Super Bowl Sins

February 8, 2010 | 3 Comments

Holy shit, get me to church. I’m a believer! And I have sinned! Wash me of my sins – dear Breesus! – and make me whole again.

Okay, scratch the “shit” part. I’m fallible, you know. But I am ready for my Super Bowl redemption. And here are my Super Bowl sins (in no particular order):

* I bet against Breesus.

* I placed that bet with my father.

* Worse, I lost that bet to my father.

* I’ve contemplated sending him a check as payment along with a note from my daughter regarding the hardships she’ll be forced to endure IF he cashes the check that he rightfully earned. (Read: Manipulation.)

* I had inappropriate and economically-impossible desires for automobiles.

* I had unnecessary and health-threatening desires for Doritos.

* I pretended to understand commercials that I did not understand while in the presence of others.

* I had mean-spirited thoughts about the members of The Who for torturing the songs that are rightfully theirs.

* I had inappropriate thoughts about Breesus’ wife.

* I defended by inappropriate thoughts about Breesus’ wife with this logic: Breesus should not have a wife while saving the rest of us from our sins.

* I spent the time leading up to the Super Bowl reading my old copy of “The Catcher in the Rye.”

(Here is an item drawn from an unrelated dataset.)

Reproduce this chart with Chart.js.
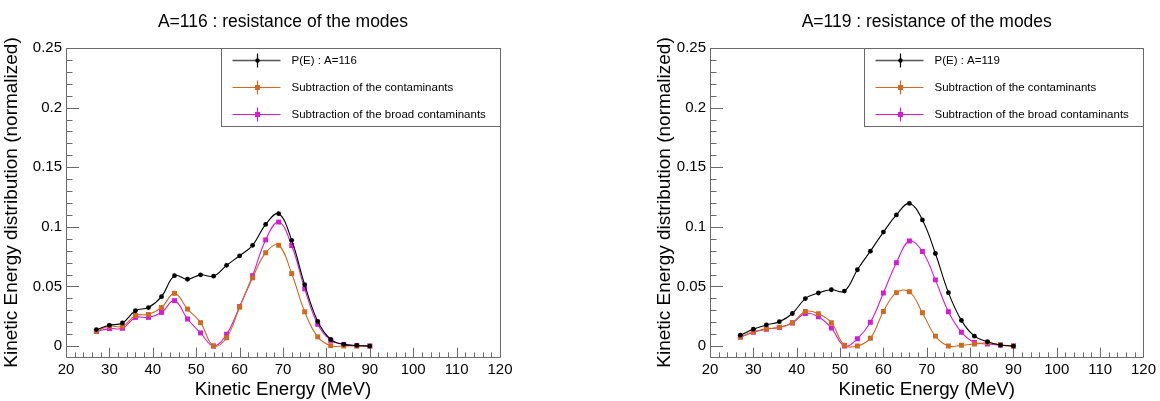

* While reading my circa 1982 copy of “The Catcher in the Rye,” I found that I had underlined this passage: “I’m the most terrific liar you ever saw in your life. It’s awful.”

* I did not go where I was invited to go.

* Worse, I did not appropriately notify those who thought I would be arriving at their parties.

* And, finally, I fully participated in the spectacle.

Like I said, “Save me Breesus, Save me!”